Kentigern became a hermit at Glasghu
(Glasgow) and followed Irish monastic customs. He was a successful
missionary and became c. 543 the first bishop of Strathclyde. When pagans
defeated Mungo's royal benefactor, about ten years later, the bishop went
to Wales, where he is said to have founded a monastery that became St.

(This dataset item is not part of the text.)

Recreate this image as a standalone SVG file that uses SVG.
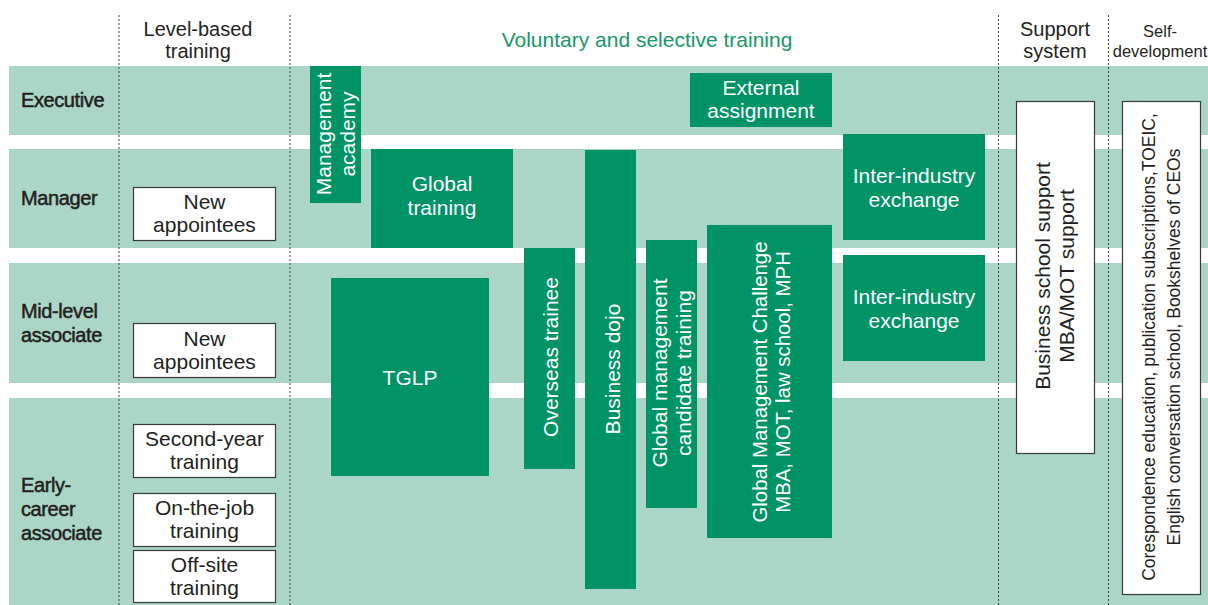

Asaph's. Kentigern returned to Scotland c. 573/581 after a Christian
victory at Arthuret. He is said to have exchanged croziers with Columba;
in art, the scene takes place in a column of fire. Kentigern is said to
have died on the octave of Theophany while bathing. His tomb is supposed
to be in Glasgow Cathedral.
The most famous story about Kentigern accounts for the fish and ring in
Glasgow's seal. A king who suspected his queen of infidelity took a ring
he had given her from the finger of a sleeping knight. The king threw the
ring into the ocean and demanded that his wife produce the ring in three
days. The woman sought Kentigern's aid; one of his monks found the ring in
the mouth of a salmon. Kentigern returned the ring to the queen.